2021年4月10日土曜日

第235回:「あ・うん」向田 邦子

レーティング:★★★★★★★

向田邦子さんは、昔からお名前は知っていたもの作品を読んだことがありませんでしたが、図書館で目に入って薄さもちょうど良いので初めてトライしてみました。なんとなくホームドラマ的なイメージがあり食指が動かなかったのですが、衝撃を受けるような一作でした。ぼんやりとですが、脚本家としてスタートされたという話を聞いましたが、本作は映像がはっきりイメージできる流れになっており、さらに1話1話がドラマ1時間に合うような区切りの良さがありました。また、無駄がなく美しい文章で人物描写もユニークでありながら普遍的であり、本当に面白い作品です。
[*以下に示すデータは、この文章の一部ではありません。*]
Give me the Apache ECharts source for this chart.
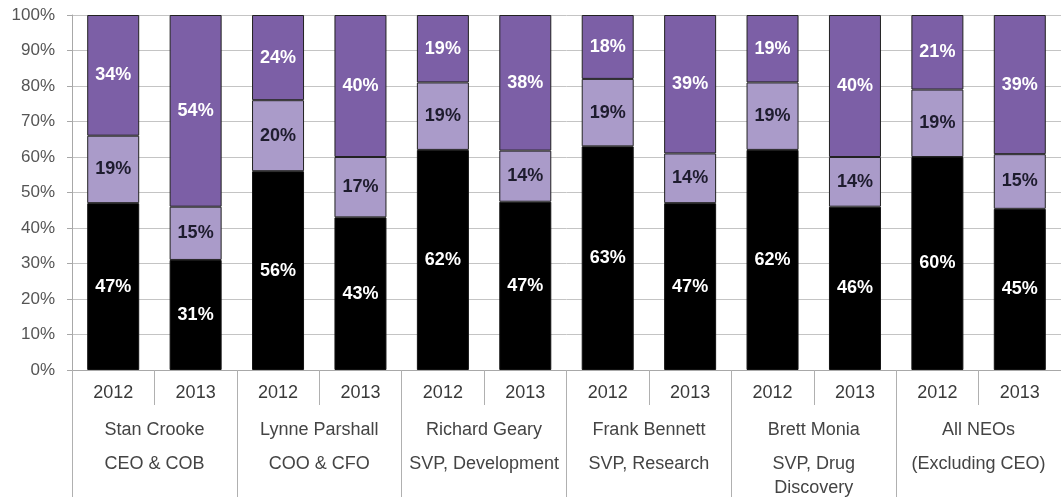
<!DOCTYPE html>
<html>
<head>
<meta charset="utf-8">
<script src="https://cdn.jsdelivr.net/npm/echarts@6/dist/echarts.min.js"></script>
<style>html,body{margin:0;padding:0;background:#fff;}#c{width:1061px;height:497px;}</style>
</head>
<body>
<div id="c"></div>
<script>
var years = ['2012','2013','2012','2013','2012','2013','2012','2013','2012','2013','2012','2013'];
var names = ['Stan Crooke','Lynne Parshall','Richard Geary','Frank Bennett','Brett Monia','All NEOs'];
var titles = ['CEO & COB','COO & CFO','SVP, Development','SVP, Research','SVP, Drug\nDiscovery','(Excluding CEO)'];
var blackVals  = [47, 31, 56, 43, 62, 47.4, 63, 47, 62, 46, 60, 45.4];
var lightVals  = [19, 15, 20, 17, 19, 14.4, 19, 14, 19, 14, 19, 15.4];
var purpleVals = [34, 54, 24, 40, 19, 38.2, 18, 39, 19, 40, 21, 39.2];
var yTicks = [0,10,20,30,40,50,60,70,80,90,100];

var chart = echarts.init(document.getElementById('c'));
var font = 'Liberation Sans, Arial, sans-serif';
function lbl(color){
  return {show:true, position:'inside', color:color, fontFamily:font, fontWeight:'bold', fontSize:18,
    formatter:function(p){return Math.round(p.value)+'%';}};
}
var groupLabels = names.map(function(n,i){
  return '{n|'+n+'}\n' + titles[i].split('\n').map(function(t){return '{t|'+t+'}';}).join('\n');
});
chart.setOption({
  animation:false,
  grid:{left:72, right:-10, top:15, bottom:127, containLabel:false},
  xAxis:[{
    type:'category', data:years, position:'bottom',
    axisLine:{show:true, lineStyle:{color:'#a8a8a8'}},
    axisTick:{show:true, length:35, interval:0, lineStyle:{color:'#b0b0b0'}},
    axisLabel:{interval:0, margin:14, color:'#3a3a3a', fontFamily:font, fontSize:18}
  },{
    type:'category', data:groupLabels, position:'bottom',
    axisLine:{show:false},
    axisTick:{show:true, length:127, interval:0, lineStyle:{color:'#b0b0b0'}},
    axisLabel:{interval:0, margin:38, color:'#444', fontFamily:font, fontSize:18,
      rich:{n:{fontFamily:font, fontSize:18, color:'#444', lineHeight:44},
            t:{fontFamily:font, fontSize:18, color:'#444', lineHeight:24}}}
  }],
  yAxis:{
    type:'value', min:yTicks[0], max:yTicks[yTicks.length-1], interval:10,
    axisLine:{show:true, lineStyle:{color:'#a8a8a8'}},
    axisTick:{show:true, length:5, lineStyle:{color:'#a8a8a8'}},
    splitLine:{show:true, lineStyle:{color:'#c4c4c4'}},
    axisLabel:{formatter:'{value}%', margin:17, color:'#555', fontFamily:font, fontSize:17}
  },
  series:[
    {type:'bar', stack:'s', data:blackVals, barWidth:52, xAxisIndex:0,
      itemStyle:{color:'#000', borderColor:'#111', borderWidth:1}, label:lbl('#fff')},
    {type:'bar', stack:'s', data:lightVals, barWidth:52, xAxisIndex:0,
      itemStyle:{color:'#aa9bc9', borderColor:'#222', borderWidth:1}, label:lbl('#1e1c2e')},
    {type:'bar', stack:'s', data:purpleVals, barWidth:52, xAxisIndex:0,
      itemStyle:{color:'#7c5fa6', borderColor:'#222', borderWidth:1}, label:lbl('#fff')}
  ]
});
</script>
</body>
</html>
時代は日中戦争の色が濃くなる時、しかしながら太平洋戦争は始まっていないころと思われます。市井の人々のつつましくも逞しい生活を描きながら大人の友情と恋愛、そして若者たちが余すことなく描かれます。また、特高や徴兵といった時代背景もさりげなく挿入されていき、これが反戦小説だとは思いませんがそういう時代背景が強く意識されていることは間違いないところです。

どうして向田さんは昭和50年代にこれを書かれようと思ったのか、と思いました。とても面白い話ですし、あのころはまだ戦後30年くらいで戦争の色が社会にそれなりにくっきりと残っていた時代だったと思いますが・・それにしてもと思います。この作品が出て間もなく飛行機事故で無くなられてしまったということで本当に残念です。たらればは禁物ですし何処にもたどり着きませんが、もっと長く生きていらっしゃればさらに多くの作品を作り出していただけたかと思ってしまいます。

すぐれた作品の解説はほぼ例外なく素晴らしいと何度か書いた記憶がありますが、本作の山口瞳さんの解説も味があり、哀しみがあり、温かさが備わった素晴らしい内容となっています。